* _INSTRUCTIONS FOR THE TASK_:
Pull out every line below holding the word "with".

MATERIAL PROVIDED start

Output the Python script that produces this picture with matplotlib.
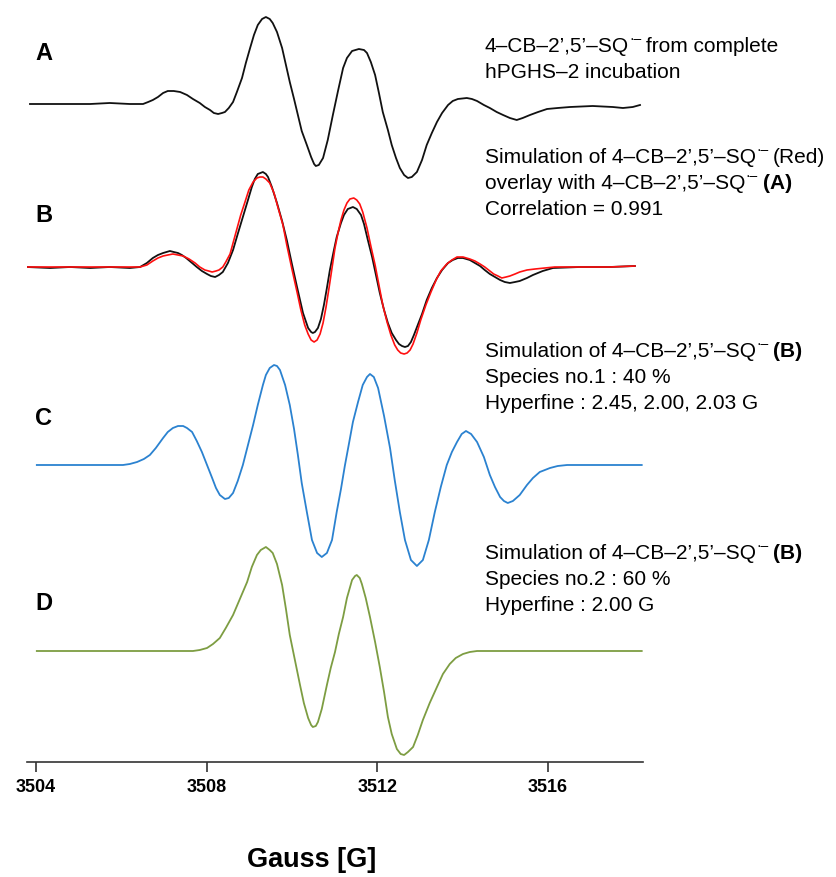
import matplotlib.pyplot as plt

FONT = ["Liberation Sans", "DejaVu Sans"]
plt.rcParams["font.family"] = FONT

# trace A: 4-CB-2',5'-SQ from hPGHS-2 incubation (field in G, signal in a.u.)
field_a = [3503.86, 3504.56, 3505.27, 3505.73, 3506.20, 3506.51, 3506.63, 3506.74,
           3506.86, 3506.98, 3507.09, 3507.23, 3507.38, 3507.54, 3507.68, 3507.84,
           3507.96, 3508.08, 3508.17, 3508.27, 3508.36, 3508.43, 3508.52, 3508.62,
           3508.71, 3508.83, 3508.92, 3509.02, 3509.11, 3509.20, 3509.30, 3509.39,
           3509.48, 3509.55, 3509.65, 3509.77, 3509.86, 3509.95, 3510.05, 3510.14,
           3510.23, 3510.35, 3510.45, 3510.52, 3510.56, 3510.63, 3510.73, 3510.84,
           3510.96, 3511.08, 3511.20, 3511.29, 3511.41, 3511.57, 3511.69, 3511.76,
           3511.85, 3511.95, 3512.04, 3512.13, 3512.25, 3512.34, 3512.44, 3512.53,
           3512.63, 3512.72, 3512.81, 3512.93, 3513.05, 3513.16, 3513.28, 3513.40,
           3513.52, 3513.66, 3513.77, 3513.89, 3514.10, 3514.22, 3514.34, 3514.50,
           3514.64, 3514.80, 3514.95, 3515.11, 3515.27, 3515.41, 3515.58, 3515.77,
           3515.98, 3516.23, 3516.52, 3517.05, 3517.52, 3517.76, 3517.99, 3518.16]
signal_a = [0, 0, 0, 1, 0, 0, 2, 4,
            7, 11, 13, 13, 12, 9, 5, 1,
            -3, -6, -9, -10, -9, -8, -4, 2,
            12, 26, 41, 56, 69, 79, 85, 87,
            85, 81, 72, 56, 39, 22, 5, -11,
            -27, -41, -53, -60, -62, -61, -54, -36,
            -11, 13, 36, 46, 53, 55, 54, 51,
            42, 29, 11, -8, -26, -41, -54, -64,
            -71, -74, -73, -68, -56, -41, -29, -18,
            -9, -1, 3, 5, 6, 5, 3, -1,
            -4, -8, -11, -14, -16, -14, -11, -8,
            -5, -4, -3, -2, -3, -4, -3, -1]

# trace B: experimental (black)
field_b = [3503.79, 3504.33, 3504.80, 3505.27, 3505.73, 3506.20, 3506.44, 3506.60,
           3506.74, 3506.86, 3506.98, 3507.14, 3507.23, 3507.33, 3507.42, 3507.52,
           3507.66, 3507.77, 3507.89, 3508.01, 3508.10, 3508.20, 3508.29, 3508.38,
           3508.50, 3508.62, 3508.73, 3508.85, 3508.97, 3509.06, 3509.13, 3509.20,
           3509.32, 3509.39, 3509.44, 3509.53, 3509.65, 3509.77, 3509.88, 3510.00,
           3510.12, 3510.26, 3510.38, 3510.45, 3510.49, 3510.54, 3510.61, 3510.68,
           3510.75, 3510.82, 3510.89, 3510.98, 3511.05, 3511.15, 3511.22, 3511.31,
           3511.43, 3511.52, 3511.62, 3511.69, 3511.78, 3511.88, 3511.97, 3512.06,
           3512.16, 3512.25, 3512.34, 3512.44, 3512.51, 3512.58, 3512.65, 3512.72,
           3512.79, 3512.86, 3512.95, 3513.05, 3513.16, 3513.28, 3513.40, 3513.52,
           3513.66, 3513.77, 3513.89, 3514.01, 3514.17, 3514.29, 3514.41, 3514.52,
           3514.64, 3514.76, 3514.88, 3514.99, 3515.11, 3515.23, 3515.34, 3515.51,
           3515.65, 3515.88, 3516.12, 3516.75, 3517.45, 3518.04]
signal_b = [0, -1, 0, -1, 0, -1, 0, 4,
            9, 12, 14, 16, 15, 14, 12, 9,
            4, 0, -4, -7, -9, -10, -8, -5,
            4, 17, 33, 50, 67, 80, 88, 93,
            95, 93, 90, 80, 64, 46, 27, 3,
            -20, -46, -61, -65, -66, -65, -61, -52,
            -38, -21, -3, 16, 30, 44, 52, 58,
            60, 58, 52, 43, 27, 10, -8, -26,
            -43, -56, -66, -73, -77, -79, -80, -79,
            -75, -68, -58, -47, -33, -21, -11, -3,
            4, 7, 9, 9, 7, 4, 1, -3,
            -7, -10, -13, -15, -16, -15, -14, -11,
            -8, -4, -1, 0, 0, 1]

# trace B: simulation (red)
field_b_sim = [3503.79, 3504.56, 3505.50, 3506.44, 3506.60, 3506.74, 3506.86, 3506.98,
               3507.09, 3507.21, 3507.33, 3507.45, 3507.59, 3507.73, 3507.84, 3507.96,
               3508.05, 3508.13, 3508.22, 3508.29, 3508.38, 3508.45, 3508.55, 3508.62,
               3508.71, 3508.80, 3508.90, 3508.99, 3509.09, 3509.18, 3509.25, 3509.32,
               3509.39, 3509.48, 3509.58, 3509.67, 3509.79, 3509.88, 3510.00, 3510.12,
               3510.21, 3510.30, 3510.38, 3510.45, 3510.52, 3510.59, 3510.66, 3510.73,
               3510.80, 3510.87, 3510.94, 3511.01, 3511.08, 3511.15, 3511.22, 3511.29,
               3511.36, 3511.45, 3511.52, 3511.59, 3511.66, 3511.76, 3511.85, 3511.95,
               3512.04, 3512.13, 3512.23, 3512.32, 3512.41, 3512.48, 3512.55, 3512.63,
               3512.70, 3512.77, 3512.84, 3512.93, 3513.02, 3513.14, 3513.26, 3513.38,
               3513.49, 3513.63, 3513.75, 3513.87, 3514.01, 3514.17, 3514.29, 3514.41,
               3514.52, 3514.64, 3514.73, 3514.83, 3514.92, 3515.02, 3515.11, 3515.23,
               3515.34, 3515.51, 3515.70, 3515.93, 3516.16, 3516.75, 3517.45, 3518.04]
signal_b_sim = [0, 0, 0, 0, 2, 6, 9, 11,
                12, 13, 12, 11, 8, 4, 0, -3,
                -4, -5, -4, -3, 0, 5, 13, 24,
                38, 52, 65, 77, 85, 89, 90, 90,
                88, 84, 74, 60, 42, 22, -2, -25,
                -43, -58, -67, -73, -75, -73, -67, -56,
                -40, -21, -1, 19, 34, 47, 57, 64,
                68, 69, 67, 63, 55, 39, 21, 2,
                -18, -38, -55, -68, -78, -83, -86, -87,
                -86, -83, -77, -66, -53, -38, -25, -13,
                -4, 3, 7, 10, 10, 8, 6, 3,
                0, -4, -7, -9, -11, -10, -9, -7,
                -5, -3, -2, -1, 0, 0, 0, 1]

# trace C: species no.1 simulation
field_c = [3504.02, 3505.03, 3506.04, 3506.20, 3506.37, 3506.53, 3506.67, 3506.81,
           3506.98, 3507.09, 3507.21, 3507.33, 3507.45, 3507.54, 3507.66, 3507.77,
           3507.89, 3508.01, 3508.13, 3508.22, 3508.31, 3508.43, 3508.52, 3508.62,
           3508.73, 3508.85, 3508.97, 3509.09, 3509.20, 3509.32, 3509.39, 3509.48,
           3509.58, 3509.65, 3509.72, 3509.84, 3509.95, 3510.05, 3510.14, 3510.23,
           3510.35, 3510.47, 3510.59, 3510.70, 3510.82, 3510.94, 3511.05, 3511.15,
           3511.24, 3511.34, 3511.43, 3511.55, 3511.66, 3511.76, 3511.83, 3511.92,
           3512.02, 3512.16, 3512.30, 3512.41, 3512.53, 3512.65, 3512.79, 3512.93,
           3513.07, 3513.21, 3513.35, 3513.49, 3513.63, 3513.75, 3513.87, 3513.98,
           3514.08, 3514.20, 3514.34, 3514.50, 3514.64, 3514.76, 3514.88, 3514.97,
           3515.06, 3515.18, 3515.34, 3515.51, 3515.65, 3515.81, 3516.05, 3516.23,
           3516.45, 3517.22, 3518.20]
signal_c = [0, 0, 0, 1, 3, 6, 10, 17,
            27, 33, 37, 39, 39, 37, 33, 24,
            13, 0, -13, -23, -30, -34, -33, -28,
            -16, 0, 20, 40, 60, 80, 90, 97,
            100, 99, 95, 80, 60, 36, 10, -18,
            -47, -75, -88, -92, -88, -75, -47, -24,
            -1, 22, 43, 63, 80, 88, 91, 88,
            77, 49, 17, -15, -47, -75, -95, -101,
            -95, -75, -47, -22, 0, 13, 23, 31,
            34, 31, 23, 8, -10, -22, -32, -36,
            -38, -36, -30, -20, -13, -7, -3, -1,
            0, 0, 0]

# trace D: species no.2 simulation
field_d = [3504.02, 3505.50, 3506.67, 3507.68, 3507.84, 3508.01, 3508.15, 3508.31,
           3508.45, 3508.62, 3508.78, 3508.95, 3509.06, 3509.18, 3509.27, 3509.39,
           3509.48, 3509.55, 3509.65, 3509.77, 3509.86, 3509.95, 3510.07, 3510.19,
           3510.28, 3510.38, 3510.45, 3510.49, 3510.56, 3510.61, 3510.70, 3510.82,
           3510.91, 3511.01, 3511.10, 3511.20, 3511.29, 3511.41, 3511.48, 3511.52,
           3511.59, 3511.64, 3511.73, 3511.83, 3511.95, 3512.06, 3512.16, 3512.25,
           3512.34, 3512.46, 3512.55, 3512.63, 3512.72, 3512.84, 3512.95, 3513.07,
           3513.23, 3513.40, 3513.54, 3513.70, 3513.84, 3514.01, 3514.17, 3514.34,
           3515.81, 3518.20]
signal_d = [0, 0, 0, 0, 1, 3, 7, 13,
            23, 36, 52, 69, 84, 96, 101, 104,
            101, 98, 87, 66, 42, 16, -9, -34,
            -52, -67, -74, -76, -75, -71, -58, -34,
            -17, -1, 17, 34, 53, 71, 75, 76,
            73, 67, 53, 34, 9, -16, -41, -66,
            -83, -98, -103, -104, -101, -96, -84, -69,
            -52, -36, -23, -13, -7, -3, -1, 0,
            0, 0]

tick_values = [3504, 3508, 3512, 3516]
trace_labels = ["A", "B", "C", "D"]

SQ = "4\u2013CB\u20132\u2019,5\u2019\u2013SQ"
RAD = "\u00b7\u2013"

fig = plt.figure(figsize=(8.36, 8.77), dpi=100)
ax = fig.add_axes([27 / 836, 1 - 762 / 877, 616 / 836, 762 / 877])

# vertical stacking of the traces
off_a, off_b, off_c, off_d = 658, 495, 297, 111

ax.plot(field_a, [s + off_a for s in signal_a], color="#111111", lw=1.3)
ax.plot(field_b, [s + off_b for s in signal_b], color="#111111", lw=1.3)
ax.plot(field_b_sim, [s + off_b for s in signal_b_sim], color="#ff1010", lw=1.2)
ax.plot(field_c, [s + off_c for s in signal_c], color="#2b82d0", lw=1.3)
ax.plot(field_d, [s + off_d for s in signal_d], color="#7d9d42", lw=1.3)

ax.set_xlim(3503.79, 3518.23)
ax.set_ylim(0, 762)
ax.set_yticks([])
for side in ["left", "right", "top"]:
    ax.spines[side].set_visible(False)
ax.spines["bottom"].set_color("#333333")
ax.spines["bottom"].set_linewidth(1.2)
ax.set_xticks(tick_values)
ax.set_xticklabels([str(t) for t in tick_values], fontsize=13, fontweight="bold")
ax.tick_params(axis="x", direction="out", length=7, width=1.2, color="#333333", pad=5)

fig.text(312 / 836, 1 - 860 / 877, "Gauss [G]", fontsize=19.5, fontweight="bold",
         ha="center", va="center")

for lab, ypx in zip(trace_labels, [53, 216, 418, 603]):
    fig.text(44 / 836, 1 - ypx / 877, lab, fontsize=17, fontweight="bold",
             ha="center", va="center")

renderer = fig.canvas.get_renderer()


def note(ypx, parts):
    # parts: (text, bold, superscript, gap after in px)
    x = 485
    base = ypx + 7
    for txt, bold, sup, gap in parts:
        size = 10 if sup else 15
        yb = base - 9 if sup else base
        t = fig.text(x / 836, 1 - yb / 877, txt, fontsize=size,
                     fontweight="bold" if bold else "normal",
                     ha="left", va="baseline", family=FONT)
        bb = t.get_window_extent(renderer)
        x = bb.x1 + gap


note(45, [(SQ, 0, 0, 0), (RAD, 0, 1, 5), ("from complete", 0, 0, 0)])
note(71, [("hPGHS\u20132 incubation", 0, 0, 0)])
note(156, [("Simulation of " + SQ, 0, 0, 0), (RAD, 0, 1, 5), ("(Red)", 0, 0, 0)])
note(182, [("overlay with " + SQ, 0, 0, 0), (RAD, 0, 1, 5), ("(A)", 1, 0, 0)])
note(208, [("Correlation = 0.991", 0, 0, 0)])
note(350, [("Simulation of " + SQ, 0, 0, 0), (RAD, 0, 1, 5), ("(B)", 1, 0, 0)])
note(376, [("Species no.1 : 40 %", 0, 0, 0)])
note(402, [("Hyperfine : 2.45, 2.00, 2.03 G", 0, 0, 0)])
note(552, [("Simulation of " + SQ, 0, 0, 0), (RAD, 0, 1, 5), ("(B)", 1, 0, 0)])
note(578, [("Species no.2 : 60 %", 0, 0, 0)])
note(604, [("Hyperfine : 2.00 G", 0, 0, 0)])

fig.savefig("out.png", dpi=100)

MATERIAL PROVIDED end

* _SOLUTION_:
Output the Python script that produces this picture with matplotlib.
note(182, [("overlay with " + SQ, 0, 0, 0), (RAD, 0, 1, 5), ("(A)", 1, 0, 0)])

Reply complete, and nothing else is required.